═════ Collected data

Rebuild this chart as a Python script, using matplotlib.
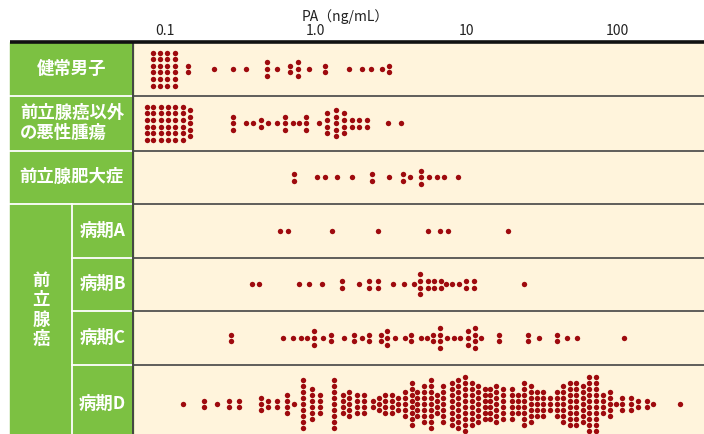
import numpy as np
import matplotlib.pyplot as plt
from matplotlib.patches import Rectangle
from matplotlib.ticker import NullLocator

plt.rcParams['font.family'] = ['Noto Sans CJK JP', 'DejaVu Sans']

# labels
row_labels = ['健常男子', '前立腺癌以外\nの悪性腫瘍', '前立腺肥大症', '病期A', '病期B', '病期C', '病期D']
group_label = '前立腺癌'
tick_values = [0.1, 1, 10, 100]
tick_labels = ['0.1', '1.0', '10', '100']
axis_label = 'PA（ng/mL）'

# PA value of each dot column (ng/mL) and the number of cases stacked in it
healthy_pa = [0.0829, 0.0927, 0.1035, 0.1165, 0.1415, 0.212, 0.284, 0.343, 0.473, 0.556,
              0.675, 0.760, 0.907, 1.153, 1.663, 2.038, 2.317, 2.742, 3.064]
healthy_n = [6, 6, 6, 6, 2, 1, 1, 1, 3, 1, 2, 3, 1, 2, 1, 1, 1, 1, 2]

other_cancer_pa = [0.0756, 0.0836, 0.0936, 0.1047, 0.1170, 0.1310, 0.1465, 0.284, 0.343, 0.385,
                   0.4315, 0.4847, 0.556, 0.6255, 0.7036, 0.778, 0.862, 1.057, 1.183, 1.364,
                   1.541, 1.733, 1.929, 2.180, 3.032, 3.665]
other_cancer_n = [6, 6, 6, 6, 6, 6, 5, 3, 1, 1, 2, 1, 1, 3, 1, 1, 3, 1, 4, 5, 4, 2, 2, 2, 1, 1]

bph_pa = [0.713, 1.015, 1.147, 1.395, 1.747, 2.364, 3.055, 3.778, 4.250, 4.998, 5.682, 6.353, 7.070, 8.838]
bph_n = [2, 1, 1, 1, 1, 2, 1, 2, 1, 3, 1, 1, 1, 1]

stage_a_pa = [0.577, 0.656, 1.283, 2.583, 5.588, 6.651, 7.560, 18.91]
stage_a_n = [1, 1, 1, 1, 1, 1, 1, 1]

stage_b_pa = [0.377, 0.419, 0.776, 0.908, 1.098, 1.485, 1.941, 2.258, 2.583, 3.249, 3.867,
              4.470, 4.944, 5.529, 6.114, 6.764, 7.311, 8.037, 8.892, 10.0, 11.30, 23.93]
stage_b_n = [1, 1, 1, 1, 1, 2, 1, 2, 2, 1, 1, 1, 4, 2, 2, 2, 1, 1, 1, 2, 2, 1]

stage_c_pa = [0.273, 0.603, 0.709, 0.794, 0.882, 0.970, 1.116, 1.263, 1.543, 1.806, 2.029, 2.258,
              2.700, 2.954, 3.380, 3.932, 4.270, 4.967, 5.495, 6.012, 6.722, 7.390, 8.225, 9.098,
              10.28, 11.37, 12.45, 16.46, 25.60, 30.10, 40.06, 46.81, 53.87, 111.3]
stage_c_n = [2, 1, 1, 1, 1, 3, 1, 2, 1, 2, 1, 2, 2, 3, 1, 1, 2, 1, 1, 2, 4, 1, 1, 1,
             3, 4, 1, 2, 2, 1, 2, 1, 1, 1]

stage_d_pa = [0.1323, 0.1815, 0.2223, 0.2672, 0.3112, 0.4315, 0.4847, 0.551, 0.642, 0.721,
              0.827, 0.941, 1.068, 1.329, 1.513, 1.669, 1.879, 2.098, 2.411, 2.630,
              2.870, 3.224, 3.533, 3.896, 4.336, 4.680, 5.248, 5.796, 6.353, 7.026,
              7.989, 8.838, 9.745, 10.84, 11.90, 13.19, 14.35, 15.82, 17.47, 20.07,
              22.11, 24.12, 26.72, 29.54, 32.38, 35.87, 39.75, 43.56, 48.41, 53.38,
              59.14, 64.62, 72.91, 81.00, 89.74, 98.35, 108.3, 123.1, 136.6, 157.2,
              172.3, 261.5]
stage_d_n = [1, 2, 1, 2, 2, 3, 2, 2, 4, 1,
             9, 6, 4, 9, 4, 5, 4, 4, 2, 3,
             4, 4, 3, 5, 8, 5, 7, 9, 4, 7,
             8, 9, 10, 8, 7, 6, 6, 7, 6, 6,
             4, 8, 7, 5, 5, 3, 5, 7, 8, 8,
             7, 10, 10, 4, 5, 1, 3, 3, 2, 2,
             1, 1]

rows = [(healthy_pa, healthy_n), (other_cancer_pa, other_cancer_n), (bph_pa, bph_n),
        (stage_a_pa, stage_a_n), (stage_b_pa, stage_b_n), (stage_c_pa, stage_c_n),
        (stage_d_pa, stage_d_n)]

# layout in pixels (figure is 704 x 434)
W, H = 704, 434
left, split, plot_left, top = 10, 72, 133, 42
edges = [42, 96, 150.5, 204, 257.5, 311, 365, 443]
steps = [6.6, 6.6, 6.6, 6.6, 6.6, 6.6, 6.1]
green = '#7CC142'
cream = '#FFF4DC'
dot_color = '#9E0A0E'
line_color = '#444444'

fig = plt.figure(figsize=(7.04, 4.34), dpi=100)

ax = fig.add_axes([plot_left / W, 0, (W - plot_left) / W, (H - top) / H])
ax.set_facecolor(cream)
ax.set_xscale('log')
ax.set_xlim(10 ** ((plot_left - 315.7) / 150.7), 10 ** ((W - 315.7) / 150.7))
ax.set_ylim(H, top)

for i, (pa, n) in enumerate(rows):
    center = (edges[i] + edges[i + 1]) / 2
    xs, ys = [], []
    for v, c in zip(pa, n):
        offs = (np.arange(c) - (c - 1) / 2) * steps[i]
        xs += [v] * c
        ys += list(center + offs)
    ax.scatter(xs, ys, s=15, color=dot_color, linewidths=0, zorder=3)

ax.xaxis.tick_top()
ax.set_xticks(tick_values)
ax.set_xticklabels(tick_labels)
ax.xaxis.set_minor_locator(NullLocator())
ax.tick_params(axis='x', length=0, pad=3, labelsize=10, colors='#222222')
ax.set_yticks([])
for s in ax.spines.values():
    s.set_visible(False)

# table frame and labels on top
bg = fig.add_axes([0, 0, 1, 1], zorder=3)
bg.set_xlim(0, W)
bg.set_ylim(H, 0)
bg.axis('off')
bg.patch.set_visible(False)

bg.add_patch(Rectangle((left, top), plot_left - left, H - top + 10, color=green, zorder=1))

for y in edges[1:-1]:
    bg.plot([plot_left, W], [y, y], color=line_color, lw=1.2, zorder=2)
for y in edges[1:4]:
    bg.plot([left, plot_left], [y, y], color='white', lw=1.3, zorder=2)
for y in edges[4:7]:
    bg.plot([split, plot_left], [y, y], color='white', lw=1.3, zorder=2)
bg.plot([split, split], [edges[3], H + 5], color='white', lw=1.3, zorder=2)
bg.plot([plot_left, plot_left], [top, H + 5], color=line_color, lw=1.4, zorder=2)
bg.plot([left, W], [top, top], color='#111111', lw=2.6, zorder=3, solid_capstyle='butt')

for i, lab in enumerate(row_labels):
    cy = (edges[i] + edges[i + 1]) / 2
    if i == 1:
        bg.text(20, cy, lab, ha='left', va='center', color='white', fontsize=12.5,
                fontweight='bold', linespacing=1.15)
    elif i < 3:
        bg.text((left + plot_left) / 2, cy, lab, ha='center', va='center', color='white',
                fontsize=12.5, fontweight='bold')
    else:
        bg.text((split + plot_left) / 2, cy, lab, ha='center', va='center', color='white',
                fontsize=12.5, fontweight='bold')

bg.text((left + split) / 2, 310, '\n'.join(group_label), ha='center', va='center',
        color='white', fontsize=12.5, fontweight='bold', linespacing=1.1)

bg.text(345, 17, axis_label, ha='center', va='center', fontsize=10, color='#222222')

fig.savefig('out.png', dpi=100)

══════════

:: Work required ::
Make an exact copy of the data, leaving its pictures out.

:: Task result ::
Rebuild this chart as a Python script, using matplotlib.
import numpy as np
import matplotlib.pyplot as plt
from matplotlib.patches import Rectangle
from matplotlib.ticker import NullLocator

plt.rcParams['font.family'] = ['Noto Sans CJK JP', 'DejaVu Sans']

# labels
row_labels = ['健常男子', '前立腺癌以外\nの悪性腫瘍', '前立腺肥大症', '病期A', '病期B', '病期C', '病期D']
group_label = '前立腺癌'
tick_values = [0.1, 1, 10, 100]
tick_labels = ['0.1', '1.0', '10', '100']
axis_label = 'PA（ng/mL）'

# PA value of each dot column (ng/mL) and the number of cases stacked in it
healthy_pa = [0.0829, 0.0927, 0.1035, 0.1165, 0.1415, 0.212, 0.284, 0.343, 0.473, 0.556,
              0.675, 0.760, 0.907, 1.153, 1.663, 2.038, 2.317, 2.742, 3.064]
healthy_n = [6, 6, 6, 6, 2, 1, 1, 1, 3, 1, 2, 3, 1, 2, 1, 1, 1, 1, 2]

other_cancer_pa = [0.0756, 0.0836, 0.0936, 0.1047, 0.1170, 0.1310, 0.1465, 0.284, 0.343, 0.385,
                   0.4315, 0.4847, 0.556, 0.6255, 0.7036, 0.778, 0.862, 1.057, 1.183, 1.364,
                   1.541, 1.733, 1.929, 2.180, 3.032, 3.665]
other_cancer_n = [6, 6, 6, 6, 6, 6, 5, 3, 1, 1, 2, 1, 1, 3, 1, 1, 3, 1, 4, 5, 4, 2, 2, 2, 1, 1]

bph_pa = [0.713, 1.015, 1.147, 1.395, 1.747, 2.364, 3.055, 3.778, 4.250, 4.998, 5.682, 6.353, 7.070, 8.838]
bph_n = [2, 1, 1, 1, 1, 2, 1, 2, 1, 3, 1, 1, 1, 1]

stage_a_pa = [0.577, 0.656, 1.283, 2.583, 5.588, 6.651, 7.560, 18.91]
stage_a_n = [1, 1, 1, 1, 1, 1, 1, 1]

stage_b_pa = [0.377, 0.419, 0.776, 0.908, 1.098, 1.485, 1.941, 2.258, 2.583, 3.249, 3.867,
              4.470, 4.944, 5.529, 6.114, 6.764, 7.311, 8.037, 8.892, 10.0, 11.30, 23.93]
stage_b_n = [1, 1, 1, 1, 1, 2, 1, 2, 2, 1, 1, 1, 4, 2, 2, 2, 1, 1, 1, 2, 2, 1]

stage_c_pa = [0.273, 0.603, 0.709, 0.794, 0.882, 0.970, 1.116, 1.263, 1.543, 1.806, 2.029, 2.258,
              2.700, 2.954, 3.380, 3.932, 4.270, 4.967, 5.495, 6.012, 6.722, 7.390, 8.225, 9.098,
              10.28, 11.37, 12.45, 16.46, 25.60, 30.10, 40.06, 46.81, 53.87, 111.3]
stage_c_n = [2, 1, 1, 1, 1, 3, 1, 2, 1, 2, 1, 2, 2, 3, 1, 1, 2, 1, 1, 2, 4, 1, 1, 1,
             3, 4, 1, 2, 2, 1, 2, 1, 1, 1]

stage_d_pa = [0.1323, 0.1815, 0.2223, 0.2672, 0.3112, 0.4315, 0.4847, 0.551, 0.642, 0.721,
              0.827, 0.941, 1.068, 1.329, 1.513, 1.669, 1.879, 2.098, 2.411, 2.630,
              2.870, 3.224, 3.533, 3.896, 4.336, 4.680, 5.248, 5.796, 6.353, 7.026,
              7.989, 8.838, 9.745, 10.84, 11.90, 13.19, 14.35, 15.82, 17.47, 20.07,
              22.11, 24.12, 26.72, 29.54, 32.38, 35.87, 39.75, 43.56, 48.41, 53.38,
              59.14, 64.62, 72.91, 81.00, 89.74, 98.35, 108.3, 123.1, 136.6, 157.2,
              172.3, 261.5]
stage_d_n = [1, 2, 1, 2, 2, 3, 2, 2, 4, 1,
             9, 6, 4, 9, 4, 5, 4, 4, 2, 3,
             4, 4, 3, 5, 8, 5, 7, 9, 4, 7,
             8, 9, 10, 8, 7, 6, 6, 7, 6, 6,
             4, 8, 7, 5, 5, 3, 5, 7, 8, 8,
             7, 10, 10, 4, 5, 1, 3, 3, 2, 2,
             1, 1]

rows = [(healthy_pa, healthy_n), (other_cancer_pa, other_cancer_n), (bph_pa, bph_n),
        (stage_a_pa, stage_a_n), (stage_b_pa, stage_b_n), (stage_c_pa, stage_c_n),
        (stage_d_pa, stage_d_n)]

# layout in pixels (figure is 704 x 434)
W, H = 704, 434
left, split, plot_left, top = 10, 72, 133, 42
edges = [42, 96, 150.5, 204, 257.5, 311, 365, 443]
steps = [6.6, 6.6, 6.6, 6.6, 6.6, 6.6, 6.1]
green = '#7CC142'
cream = '#FFF4DC'
dot_color = '#9E0A0E'
line_color = '#444444'

fig = plt.figure(figsize=(7.04, 4.34), dpi=100)

ax = fig.add_axes([plot_left / W, 0, (W - plot_left) / W, (H - top) / H])
ax.set_facecolor(cream)
ax.set_xscale('log')
ax.set_xlim(10 ** ((plot_left - 315.7) / 150.7), 10 ** ((W - 315.7) / 150.7))
ax.set_ylim(H, top)

for i, (pa, n) in enumerate(rows):
    center = (edges[i] + edges[i + 1]) / 2
    xs, ys = [], []
    for v, c in zip(pa, n):
        offs = (np.arange(c) - (c - 1) / 2) * steps[i]
        xs += [v] * c
        ys += list(center + offs)
    ax.scatter(xs, ys, s=15, color=dot_color, linewidths=0, zorder=3)

ax.xaxis.tick_top()
ax.set_xticks(tick_values)
ax.set_xticklabels(tick_labels)
ax.xaxis.set_minor_locator(NullLocator())
ax.tick_params(axis='x', length=0, pad=3, labelsize=10, colors='#222222')
ax.set_yticks([])
for s in ax.spines.values():
    s.set_visible(False)

# table frame and labels on top
bg = fig.add_axes([0, 0, 1, 1], zorder=3)
bg.set_xlim(0, W)
bg.set_ylim(H, 0)
bg.axis('off')
bg.patch.set_visible(False)

bg.add_patch(Rectangle((left, top), plot_left - left, H - top + 10, color=green, zorder=1))

for y in edges[1:-1]:
    bg.plot([plot_left, W], [y, y], color=line_color, lw=1.2, zorder=2)
for y in edges[1:4]:
    bg.plot([left, plot_left], [y, y], color='white', lw=1.3, zorder=2)
for y in edges[4:7]:
    bg.plot([split, plot_left], [y, y], color='white', lw=1.3, zorder=2)
bg.plot([split, split], [edges[3], H + 5], color='white', lw=1.3, zorder=2)
bg.plot([plot_left, plot_left], [top, H + 5], color=line_color, lw=1.4, zorder=2)
bg.plot([left, W], [top, top], color='#111111', lw=2.6, zorder=3, solid_capstyle='butt')

for i, lab in enumerate(row_labels):
    cy = (edges[i] + edges[i + 1]) / 2
    if i == 1:
        bg.text(20, cy, lab, ha='left', va='center', color='white', fontsize=12.5,
                fontweight='bold', linespacing=1.15)
    elif i < 3:
        bg.text((left + plot_left) / 2, cy, lab, ha='center', va='center', color='white',
                fontsize=12.5, fontweight='bold')
    else:
        bg.text((split + plot_left) / 2, cy, lab, ha='center', va='center', color='white',
                fontsize=12.5, fontweight='bold')

bg.text((left + split) / 2, 310, '\n'.join(group_label), ha='center', va='center',
        color='white', fontsize=12.5, fontweight='bold', linespacing=1.1)

bg.text(345, 17, axis_label, ha='center', va='center', fontsize=10, color='#222222')

fig.savefig('out.png', dpi=100)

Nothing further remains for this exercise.